A little known-fact Dhuey recalls is that Jobs has hearing loss.
“When we did the iPod we had to make sure it would be loud enough for Steve to hear the music,” says Dhuey. “We had to balance his need for volume with a French law against things that were too loud. He tends to get early prototypes and these were built with Steve’s needs in mind.”
Dhuey learned that Jobs loved the Beatles and “standard pop music.” Dhuey also talks about how Jobs pushed against having noisy fans in any hardware. Perhaps this also had to do with his hearing issues.
“He didn’t like noise,” says Dhuey. “His products were all quiet and looked nice. That was his focus. He wasn’t interested in how the electronics were done. His role model was Sony, a consumer business with a consumer product. He thought their success was based on industrial design and smart pricing, and that’s what he emphasised at Apple.”
At the end of the interview, Dhuey reminds me of one of Jobs’ most obvious human-like failures: NeXT.
The computer industry hit a sales slump in 1984, and Apple was forced to conduct significant layoffs.
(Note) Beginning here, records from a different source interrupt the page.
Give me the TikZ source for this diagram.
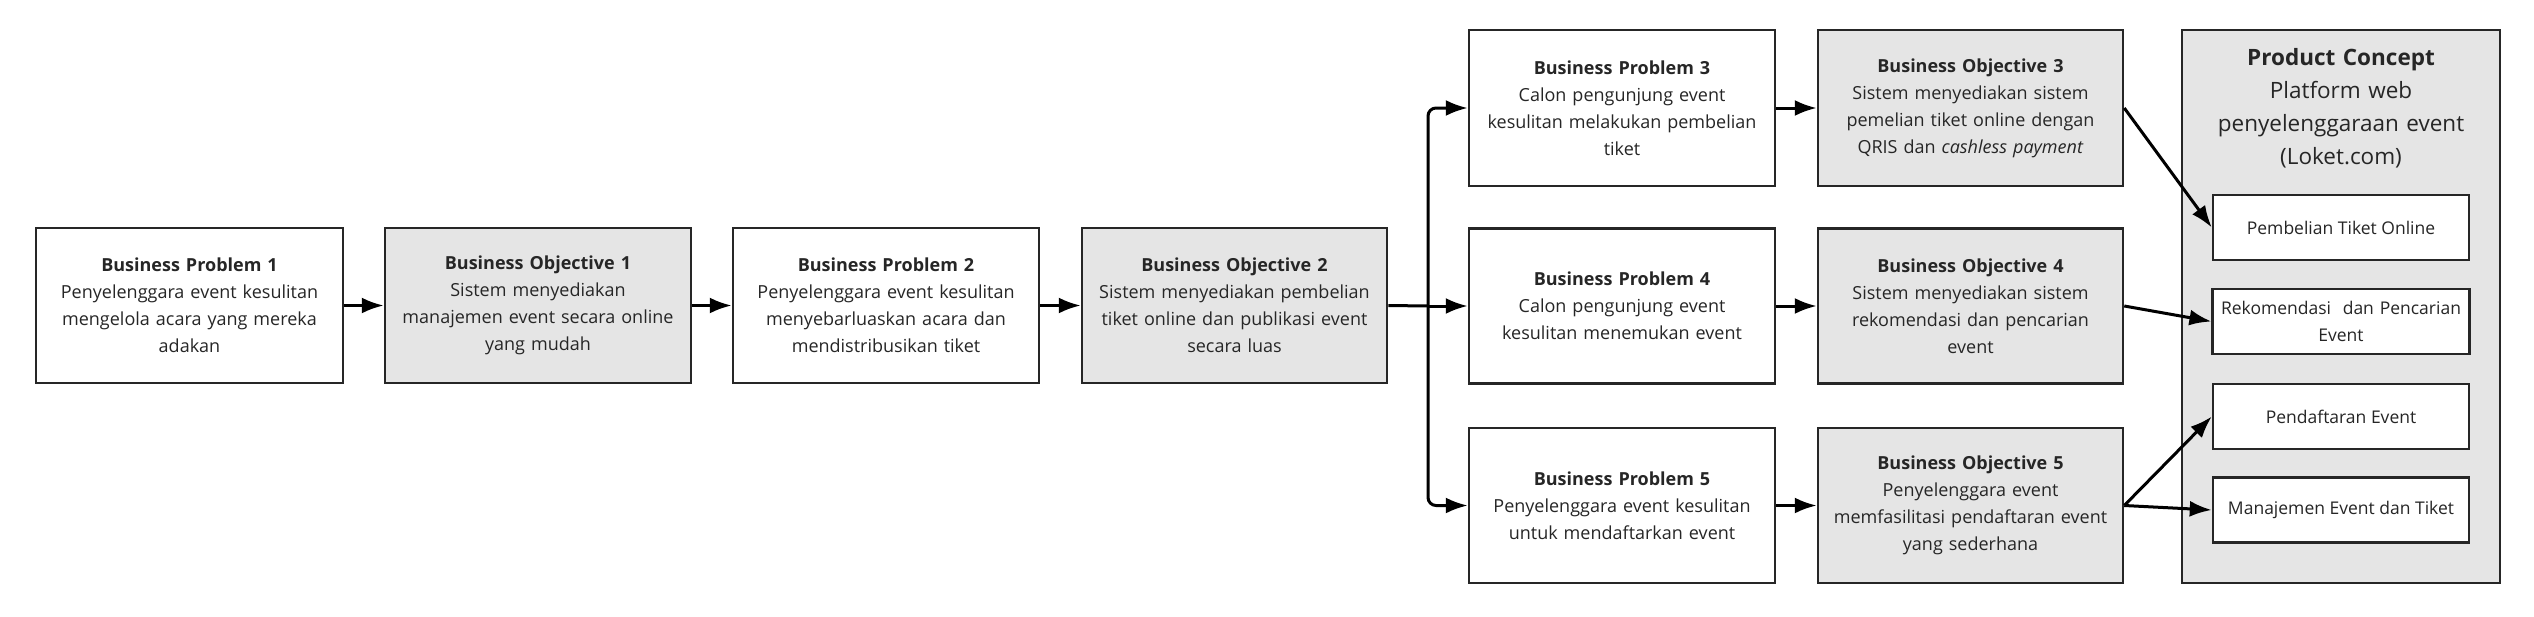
\documentclass[tikz,border=0pt]{standalone}
\usepackage{fontspec}
\setmainfont{Open Sans}
\usetikzlibrary{arrows.meta}
\begin{document}
\hyphenpenalty=10000 \exhyphenpenalty=10000
\begin{tikzpicture}[x=1pt,y=-1pt,
 box/.style={draw=black!85,line width=2.5pt,align=center,inner sep=0pt,font=\fontsize{18}{27}\selectfont,text=black!85},
 wb/.style={box,fill=white},
 gb/.style={box,fill=black!10},
 sb/.style={draw=black!85,line width=2.5pt,fill=white,align=center,font=\fontsize{17.5}{27}\selectfont,text=black!85},
 arr/.style={line width=3pt,-{Latex[length=22pt,width=16pt]}}]
\useasboundingbox (0,0) rectangle (2534,616);
\newcommand{\bx}[6]{\node[#1,minimum width=#4pt,minimum height=#5pt,text width=#4pt-4pt] (#2) at (#3) {#6};}
\bx{wb}{bp1}{189.5,305.5}{307}{155}{\textbf{Business Problem 1}\\Penyelenggara event kesulitan\\mengelola acara yang mereka\\adakan}
\bx{gb}{bo1}{538,305.5}{306}{155}{\textbf{Business Objective 1}\\Sistem menyediakan\\manajemen event secara online\\yang mudah}
\bx{wb}{bp2}{886,305.5}{306}{155}{\textbf{Business Problem 2}\\Penyelenggara event kesulitan\\menyebarluaskan acara dan\\mendistribusikan tiket}
\bx{gb}{bo2}{1234.5,305.5}{305}{155}{\textbf{Business Objective 2}\\Sistem menyediakan pembelian\\tiket online dan publikasi event\\secara luas}
\bx{wb}{bp3}{1622,108}{306}{156}{\textbf{Business Problem 3}\\Calon pengunjung event\\kesulitan melakukan pembelian\\tiket}
\bx{gb}{bo3}{1970.5,108}{305}{156}{\textbf{Business Objective 3}\\Sistem menyediakan sistem\\pemelian tiket online dengan\\QRIS dan \textit{cashless payment}}
\bx{wb}{bp4}{1622,306}{306}{155}{\textbf{Business Problem 4}\\Calon pengunjung event\\kesulitan menemukan event}
\bx{gb}{bo4}{1970.5,306}{305}{155}{\textbf{Business Objective 4}\\Sistem menyediakan sistem\\rekomendasi dan pencarian\\event}
\bx{wb}{bp5}{1622,505.5}{306}{155}{\textbf{Business Problem 5}\\Penyelenggara event kesulitan\\untuk mendaftarkan event}
\bx{gb}{bo5}{1970.5,505.5}{305}{155}{\textbf{Business Objective 5}\\Penyelenggara event\\memfasilitasi pendaftaran event\\yang sederhana}
\node[draw=black!85,line width=2.5pt,fill=black!10,minimum width=318pt,minimum height=553pt] (pc) at (2341,306.5) {};
\node[align=center,text=black!85,text width=300pt,font=\fontsize{22.5}{33}\selectfont,anchor=north] (pct) at (2341,45) {\textbf{Product Concept}\\Platform web\\penyelenggaraan event\\(Loket.com)};
\node[sb,minimum width=256pt,minimum height=65pt] (s1) at (2341,227.5) {Pembelian Tiket Online};
\node[sb,minimum width=256pt,minimum height=65pt,text width=250pt] (s2) at (2341,321.5) {Rekomendasi\ \ dan Pencarian\\Event};
\node[sb,minimum width=256pt,minimum height=65pt] (s3) at (2341,416.5) {Pendaftaran Event};
\node[sb,minimum width=256pt,minimum height=65pt] (s4) at (2341,510) {Manajemen Event dan Tiket};
\draw[arr] (bp1) -- (bo1);
\draw[arr] (bo1) -- (bp2);
\draw[arr] (bp2) -- (bo2);
\coordinate (j) at (1428,306);
\draw[line width=3pt] (bo2.east) -- (j);
\draw[arr,rounded corners=8pt] (j) -- (1428,108) -- (bp3.west);
\draw[arr] (j) -- (bp4.west);
\draw[arr,rounded corners=8pt] (j) -- (1428,505.5) -- (bp5.west);
\draw[arr] (bp3) -- (bo3);
\draw[arr] (bp4) -- (bo4);
\draw[arr] (bp5) -- (bo5);
\draw[arr] (bo3.east) -- (s1.west);
\draw[arr] (bo4.east) -- (s2.west);
\draw[arr] (bo5.east) -- (s3.west);
\draw[arr] (bo5.east) -- (s4.west);
\end{tikzpicture}
\end{document}
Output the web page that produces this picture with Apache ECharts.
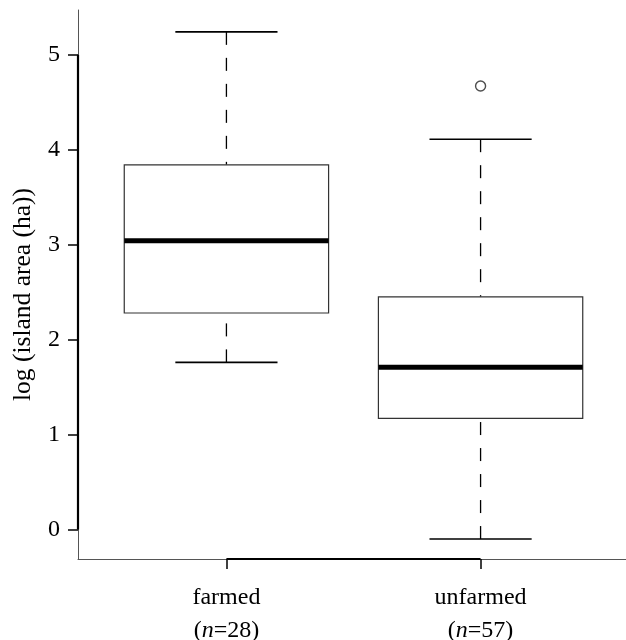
<!DOCTYPE html>
<html>
<head>
<meta charset="utf-8">
<script src="https://cdn.jsdelivr.net/npm/echarts@6/dist/echarts.min.js"></script>
<style>
  html, body { margin: 0; padding: 0; background: #fff; }
  #main { width: 626px; height: 640px; }
</style>
</head>
<body>
<div id="main"></div>
<script>
// groups and sample sizes
var groups = ['farmed', 'unfarmed'];
var counts = [28, 57];
// box stats: [lower whisker, Q1, median, Q3, upper whisker]
var farmedStats = [1.76, 2.28, 3.04, 3.84, 5.24];
var unfarmedStats = [-0.10, 1.17, 1.71, 2.45, 4.11];
// outliers [group position, value]
var outliers = [[2, 4.67]];
var yTicks = [0, 1, 2, 3, 4, 5];

var FONT = '"Liberation Serif", "DejaVu Serif", serif';
var xMin = 0.416, xMax = 2.584;
var yMin = -0.31, yMax = 5.47;

var boxData = [[1].concat(farmedStats), [2].concat(unfarmedStats)];

function renderBox(params, api) {
  var x = api.value(0);
  var lo = api.value(1), q1 = api.value(2), med = api.value(3), q3 = api.value(4), hi = api.value(5);
  var bw = 0.402, cw = 0.201;
  var bl = api.coord([x - bw, q3]), br = api.coord([x + bw, q1]);
  var c = function (xx, yy) { return api.coord([xx, yy]); };
  var whisk = { stroke: '#000', lineWidth: 1.3, lineDash: [13, 13] };
  var capS = { stroke: '#000', lineWidth: 1.6 };
  return {
    type: 'group',
    children: [
      // whiskers drawn from the cap towards the box, like R
      { type: 'line', shape: { x1: c(x, hi)[0], y1: c(x, hi)[1], x2: c(x, q3)[0], y2: c(x, q3)[1] }, style: whisk },
      { type: 'line', shape: { x1: c(x, lo)[0], y1: c(x, lo)[1], x2: c(x, q1)[0], y2: c(x, q1)[1] }, style: whisk },
      { type: 'line', shape: { x1: c(x - cw, hi)[0], y1: c(x - cw, hi)[1], x2: c(x + cw, hi)[0], y2: c(x + cw, hi)[1] }, style: capS },
      { type: 'line', shape: { x1: c(x - cw, lo)[0], y1: c(x - cw, lo)[1], x2: c(x + cw, lo)[0], y2: c(x + cw, lo)[1] }, style: capS },
      { type: 'rect', shape: { x: bl[0], y: bl[1], width: br[0] - bl[0], height: br[1] - bl[1] },
        style: { fill: '#fff', stroke: '#333', lineWidth: 1.2 } },
      { type: 'line', shape: { x1: bl[0], y1: c(x, med)[1], x2: br[0], y2: c(x, med)[1] },
        style: { stroke: '#000', lineWidth: 5 } }
    ]
  };
}

var myChart = echarts.init(document.getElementById('main'), null, { renderer: 'canvas' });

var option = {
  animation: false,
  backgroundColor: '#fff',
  grid: { left: 78, top: 10, width: 551, bottom: 81, containLabel: false, outerBoundsMode: 'none' },
  xAxis: {
    type: 'value', min: xMin, max: xMax,
    splitLine: { show: false },
    axisLine: { show: true, onZero: false, lineStyle: { color: '#555', width: 1 } },
    axisTick: { show: true, customValues: [1, 2], length: 10, lineStyle: { color: '#000', width: 1.5 } },
    axisLabel: {
      customValues: [1, 2], margin: 22, color: '#000', fontFamily: FONT, fontSize: 24, lineHeight: 33,
      formatter: function (v) {
        var i = Math.round(v) - 1;
        return '{a|' + groups[i] + '}\n{a|(}{i|n}{a|=' + counts[i] + ')}';
      },
      rich: {
        a: { fontFamily: FONT, fontSize: 24, color: '#000', lineHeight: 33 },
        i: { fontFamily: FONT, fontSize: 24, color: '#000', fontStyle: 'italic', lineHeight: 33 }
      }
    }
  },
  yAxis: {
    type: 'value', min: yMin, max: yMax,
    name: 'log (island area (ha))', nameLocation: 'middle', nameGap: 42, nameRotate: 90,
    nameTextStyle: { fontFamily: FONT, fontSize: 25.5, color: '#000', padding: [0, 20, 0, 0] },
    splitLine: { show: false },
    axisLine: { show: true, onZero: false, lineStyle: { color: '#555', width: 1 } },
    axisTick: { show: true, customValues: yTicks, length: 10, lineStyle: { color: '#000', width: 1.5 } },
    axisLabel: { customValues: yTicks, margin: 18, color: '#000', fontFamily: FONT, fontSize: 24 }
  },
  series: [
    {
      // thick axis segments between first and last ticks (R axis style)
      type: 'line', data: [[xMin, yTicks[0]], [xMin, yTicks[yTicks.length - 1]]],
      symbol: 'none', clip: false, silent: true,
      lineStyle: { color: '#000', width: 2.2 }
    },
    {
      type: 'line', data: [[1, yMin], [2, yMin]],
      symbol: 'none', clip: false, silent: true,
      lineStyle: { color: '#000', width: 2.2 }
    },
    {
      type: 'custom', renderItem: renderBox, data: boxData,
      encode: { x: 0, y: [1, 2, 3, 4, 5] }, clip: false
    },
    {
      type: 'scatter', data: outliers, symbol: 'circle', symbolSize: 10, z: 5,
      itemStyle: { color: '#fff', borderColor: '#222', borderWidth: 1.4 }
    }
  ]
};

myChart.setOption(option);
</script>
</body>
</html>
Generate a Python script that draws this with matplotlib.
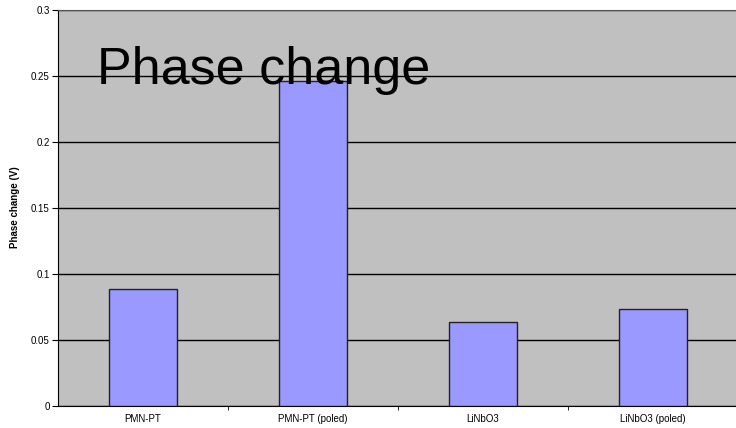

The stress of the situation strained Jobs’ relationship with other Apple executives and at the end of May 1985, Jobs left Apple to create NeXT Computer. The company struggled to thrive when the expensive computers failed to fit mainstream wallets and needs. Only 50,000 machines were sold by 1993 and the company transitions to software-only. In 1996, Apple bought NeXT for $429 million, and reacquired Jobs as CEO. Jobs finally hit his stride, after a decade of struggling.
“As much as he had success with his return to Apple, he didn’t have that level of success with NeXT,” says Dhuey.
And despite Jobs’s obvious success at Apple, the company’s growth is not due to Jobs alone, says Dhuey.
“The media likes to create this impression that Steve is the only one who does anything at Apple, but the whole company isn’t run by one man.”